Q2. Is it multithreading or is it multiprocessing?
Q3. How does Python maps Processes to CPUs? (does this question make sense?)
I understand in order to speak about multithreading I need to use separate / multiple CPUs (so separate threads are mapped to separate CPU threads).
I understand in order to speak about multiprocessing I need to use separate memory space for both processes? Is it correct?
I assume if I spin two processes within one Application instance => we talk about concurrency.
If I spin multiple instances of above application then we would talk about parallelism? (multiple CPUs, separate memory spaces used)?
I see that Python library defines it as follows: Python multiprocessing library
The multiprocessing package offers both local and remote concurrency
...
Due to this, the multiprocessing module allows the programmer to fully leverage multiple processors on a given machine.
...
A prime example of this is the Pool object which offers a convenient means of parallelizing the execution of a function across multiple input values, distributing the input data across processes (data parallelism).
First, separate threads are not mapped to separate CPU-s. That's optional, and in python due to the GIL, all threads in a process will run on the same CPU
1) It's both concurrency, in that the order of execution is not set, and parallelism, since the multiprocessing package can run on multiple processors, bypassing the GIL limitations.
2) Since the threading package is another story, then it's definitely multiprocessing
3) I may be speaking out of line, but python , IMO does NOT map processes to CPU-s, it leaves this detail to the OS
Q1: It is at least concurrency, can be parallelism as well (terms intended as defined in the answer to this question). Clearly, if you have one processor only, true parallellism cannot be achieved, becuse only one process can use the CPU at a single time. In that case, however, the muliprocessing library still allows you to define multiple tasks, that run in separate processes. It will be the OS's scheduler to decide which process runs when.
Q2: Multiprocessing (...which is kind of implied by the library name). Due to the Global Interpreter Lock present in most Python interpreter implementations, parallelism with threads is impossible. Multiprocessing offers a threading-like interface that makes use of processes under the hood.

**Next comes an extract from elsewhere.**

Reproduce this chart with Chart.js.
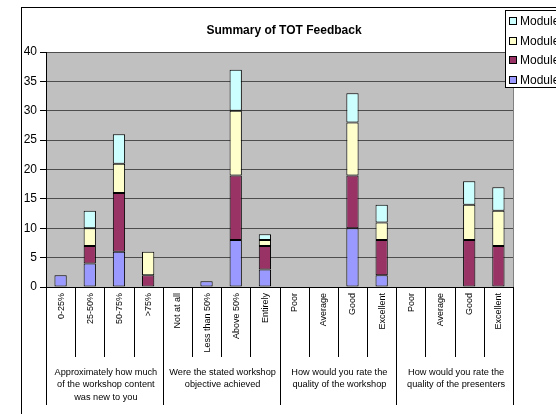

Q3: It doesn't. Python spawns processes, the OS scheduler decided who runs where and when. There are some ways to execute processes on specific CPUs, but this is not the default behaviour of multiprocessing (and I'm not aware of any way to force the library to pin processes to CPUs).
The way I understand it, another Python instance is kicked off with multiprocessing. If so,
a. Is a Python instance started for each multiprocessing process?
b. If one process is working on say, an in-memory database table and another process is working on another in-memory database table, how does Python manage the memory allocation for the 2 processes?
c. Wrt b), is the memory allocation persistant between invocations ie. if the first process is used continuously but the 2nd process is used infrequently, is the in-memory table re-created between process calls to it?
(a) yes
(b) Python pretty much doesn't manage it, the OS does
(c) Yes, if the second process exits then its resources are freed, regardless of the persistence of the first process. You can in principle use shared objects to allow the second process to use something that the first process arranges will persist. How that plays with the specific example of the "something" being a database table is another matter.
Running extra Python processes with multiprocessing is a lot like running extra Python (or for that matter Java) processes with subprocess. The difference is that multiprocessing gives you a suite of ways to communicate between the processes. It doesn't change the basic lifecycle and resource-handling of processes by the OS.